Coherent Control of a Nitrogen-Vacancy Center Spin Ensemble with a Diamond Mechanical Resonator

In contrast to the traditional coherent control of the nitrogen vacancy (NV) center in diamond's triplet spin state with ac magnetic fields, we recently demonstrated that gigahertz-frequency lattice strain resonant with the $m_s$= +1 to -1 spin state splitting can also be used to drive spin transitions.\footnote{E. R. MacQuarrie {\it et al.} Phys. Rev. Lett. 111, 227602 (2013)} We present coherent spin control over NV center ensembles with a bulk-mode mechanical microresonator that generates large amplitude ac stress within the diamond substrate. Using these structures, we mechanically drive coherent Rabi oscillations between the -1 and +1 states.

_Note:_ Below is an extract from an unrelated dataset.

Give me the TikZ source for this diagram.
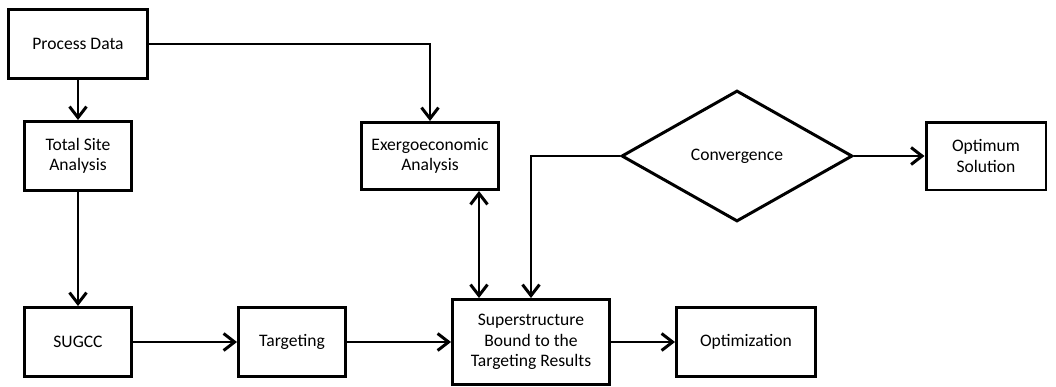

We also accurately model the Rabi dephasing with a combination of a spatially inhomogeneous mechanical driving field and magnetic noise from a fluctuating spin bath. Understanding mechanically driven dynamics in spin ensembles could have applications in sensing and quantum optomechanics where interactions can be enhanced by the number of spins. Moreover, these results demonstrate coherent mechanical control of the magnetically forbidden -1 to +1 spin transition, thus closing the loop on NV center ground state spin control and enabling the creation of a coherent $\Delta$-system within the NV center ground state.